▶ **Written exercise**: Give the material once more, word for word, without any images.

** BEGIN **

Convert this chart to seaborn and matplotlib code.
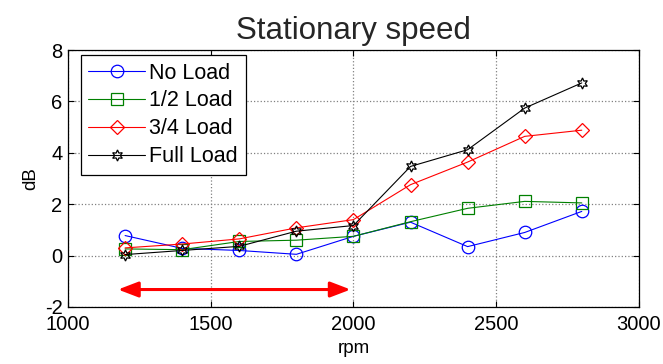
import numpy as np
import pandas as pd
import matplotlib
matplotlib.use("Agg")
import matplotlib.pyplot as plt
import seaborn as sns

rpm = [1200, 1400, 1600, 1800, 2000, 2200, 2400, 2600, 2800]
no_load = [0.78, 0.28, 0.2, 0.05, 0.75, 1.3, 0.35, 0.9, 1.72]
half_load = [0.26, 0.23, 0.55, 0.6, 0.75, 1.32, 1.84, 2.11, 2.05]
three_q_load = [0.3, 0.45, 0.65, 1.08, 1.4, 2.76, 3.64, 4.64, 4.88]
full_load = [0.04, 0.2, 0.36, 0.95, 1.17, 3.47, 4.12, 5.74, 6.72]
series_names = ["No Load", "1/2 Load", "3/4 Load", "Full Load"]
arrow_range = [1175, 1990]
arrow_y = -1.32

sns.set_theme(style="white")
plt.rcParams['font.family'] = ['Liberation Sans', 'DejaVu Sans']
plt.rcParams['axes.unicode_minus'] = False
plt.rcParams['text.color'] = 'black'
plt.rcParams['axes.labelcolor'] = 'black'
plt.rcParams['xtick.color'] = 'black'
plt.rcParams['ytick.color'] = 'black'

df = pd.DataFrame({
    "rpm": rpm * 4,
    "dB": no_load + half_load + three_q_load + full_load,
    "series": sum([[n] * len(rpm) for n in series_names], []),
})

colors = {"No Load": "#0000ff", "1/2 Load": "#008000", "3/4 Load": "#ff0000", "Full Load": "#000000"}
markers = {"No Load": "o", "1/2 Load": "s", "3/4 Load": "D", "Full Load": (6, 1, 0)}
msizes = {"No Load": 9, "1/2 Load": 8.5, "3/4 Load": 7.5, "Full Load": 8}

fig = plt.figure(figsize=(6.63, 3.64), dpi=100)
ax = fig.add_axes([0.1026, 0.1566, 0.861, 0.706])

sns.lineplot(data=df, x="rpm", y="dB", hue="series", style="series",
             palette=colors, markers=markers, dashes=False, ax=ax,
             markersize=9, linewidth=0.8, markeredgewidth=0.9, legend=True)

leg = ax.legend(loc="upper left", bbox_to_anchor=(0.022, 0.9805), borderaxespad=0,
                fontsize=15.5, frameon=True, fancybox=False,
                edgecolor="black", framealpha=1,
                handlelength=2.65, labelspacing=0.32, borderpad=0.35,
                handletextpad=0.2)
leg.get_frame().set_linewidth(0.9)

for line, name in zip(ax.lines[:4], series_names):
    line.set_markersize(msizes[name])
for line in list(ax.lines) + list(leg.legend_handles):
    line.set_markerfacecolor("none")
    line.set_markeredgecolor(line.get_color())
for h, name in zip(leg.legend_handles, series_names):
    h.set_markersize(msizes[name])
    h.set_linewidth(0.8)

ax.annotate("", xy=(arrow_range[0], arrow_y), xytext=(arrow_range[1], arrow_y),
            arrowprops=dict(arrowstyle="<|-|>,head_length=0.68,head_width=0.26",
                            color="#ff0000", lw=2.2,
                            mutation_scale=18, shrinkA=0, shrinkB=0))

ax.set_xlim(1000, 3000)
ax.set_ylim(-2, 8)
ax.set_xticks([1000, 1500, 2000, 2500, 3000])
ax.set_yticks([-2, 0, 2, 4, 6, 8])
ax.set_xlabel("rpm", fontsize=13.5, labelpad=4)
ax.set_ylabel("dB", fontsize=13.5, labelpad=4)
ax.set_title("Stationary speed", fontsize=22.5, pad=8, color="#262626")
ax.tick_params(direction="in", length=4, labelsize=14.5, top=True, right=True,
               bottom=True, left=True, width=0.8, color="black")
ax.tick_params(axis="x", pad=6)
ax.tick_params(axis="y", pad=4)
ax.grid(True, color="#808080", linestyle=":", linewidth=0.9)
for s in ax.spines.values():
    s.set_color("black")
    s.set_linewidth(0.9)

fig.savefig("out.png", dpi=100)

** END **

▶ **Response to this task**:
Convert this chart to seaborn and matplotlib code.
import numpy as np
import pandas as pd
import matplotlib
matplotlib.use("Agg")
import matplotlib.pyplot as plt
import seaborn as sns

rpm = [1200, 1400, 1600, 1800, 2000, 2200, 2400, 2600, 2800]
no_load = [0.78, 0.28, 0.2, 0.05, 0.75, 1.3, 0.35, 0.9, 1.72]
half_load = [0.26, 0.23, 0.55, 0.6, 0.75, 1.32, 1.84, 2.11, 2.05]
three_q_load = [0.3, 0.45, 0.65, 1.08, 1.4, 2.76, 3.64, 4.64, 4.88]
full_load = [0.04, 0.2, 0.36, 0.95, 1.17, 3.47, 4.12, 5.74, 6.72]
series_names = ["No Load", "1/2 Load", "3/4 Load", "Full Load"]
arrow_range = [1175, 1990]
arrow_y = -1.32

sns.set_theme(style="white")
plt.rcParams['font.family'] = ['Liberation Sans', 'DejaVu Sans']
plt.rcParams['axes.unicode_minus'] = False
plt.rcParams['text.color'] = 'black'
plt.rcParams['axes.labelcolor'] = 'black'
plt.rcParams['xtick.color'] = 'black'
plt.rcParams['ytick.color'] = 'black'

df = pd.DataFrame({
    "rpm": rpm * 4,
    "dB": no_load + half_load + three_q_load + full_load,
    "series": sum([[n] * len(rpm) for n in series_names], []),
})

colors = {"No Load": "#0000ff", "1/2 Load": "#008000", "3/4 Load": "#ff0000", "Full Load": "#000000"}
markers = {"No Load": "o", "1/2 Load": "s", "3/4 Load": "D", "Full Load": (6, 1, 0)}
msizes = {"No Load": 9, "1/2 Load": 8.5, "3/4 Load": 7.5, "Full Load": 8}

fig = plt.figure(figsize=(6.63, 3.64), dpi=100)
ax = fig.add_axes([0.1026, 0.1566, 0.861, 0.706])

sns.lineplot(data=df, x="rpm", y="dB", hue="series", style="series",
             palette=colors, markers=markers, dashes=False, ax=ax,
             markersize=9, linewidth=0.8, markeredgewidth=0.9, legend=True)

leg = ax.legend(loc="upper left", bbox_to_anchor=(0.022, 0.9805), borderaxespad=0,
                fontsize=15.5, frameon=True, fancybox=False,
                edgecolor="black", framealpha=1,
                handlelength=2.65, labelspacing=0.32, borderpad=0.35,
                handletextpad=0.2)
leg.get_frame().set_linewidth(0.9)

for line, name in zip(ax.lines[:4], series_names):
    line.set_markersize(msizes[name])
for line in list(ax.lines) + list(leg.legend_handles):
    line.set_markerfacecolor("none")
    line.set_markeredgecolor(line.get_color())
for h, name in zip(leg.legend_handles, series_names):
    h.set_markersize(msizes[name])
    h.set_linewidth(0.8)

ax.annotate("", xy=(arrow_range[0], arrow_y), xytext=(arrow_range[1], arrow_y),
            arrowprops=dict(arrowstyle="<|-|>,head_length=0.68,head_width=0.26",
                            color="#ff0000", lw=2.2,
                            mutation_scale=18, shrinkA=0, shrinkB=0))

ax.set_xlim(1000, 3000)
ax.set_ylim(-2, 8)
ax.set_xticks([1000, 1500, 2000, 2500, 3000])
ax.set_yticks([-2, 0, 2, 4, 6, 8])
ax.set_xlabel("rpm", fontsize=13.5, labelpad=4)
ax.set_ylabel("dB", fontsize=13.5, labelpad=4)
ax.set_title("Stationary speed", fontsize=22.5, pad=8, color="#262626")
ax.tick_params(direction="in", length=4, labelsize=14.5, top=True, right=True,
               bottom=True, left=True, width=0.8, color="black")
ax.tick_params(axis="x", pad=6)
ax.tick_params(axis="y", pad=4)
ax.grid(True, color="#808080", linestyle=":", linewidth=0.9)
for s in ax.spines.values():
    s.set_color("black")
    s.set_linewidth(0.9)

fig.savefig("out.png", dpi=100)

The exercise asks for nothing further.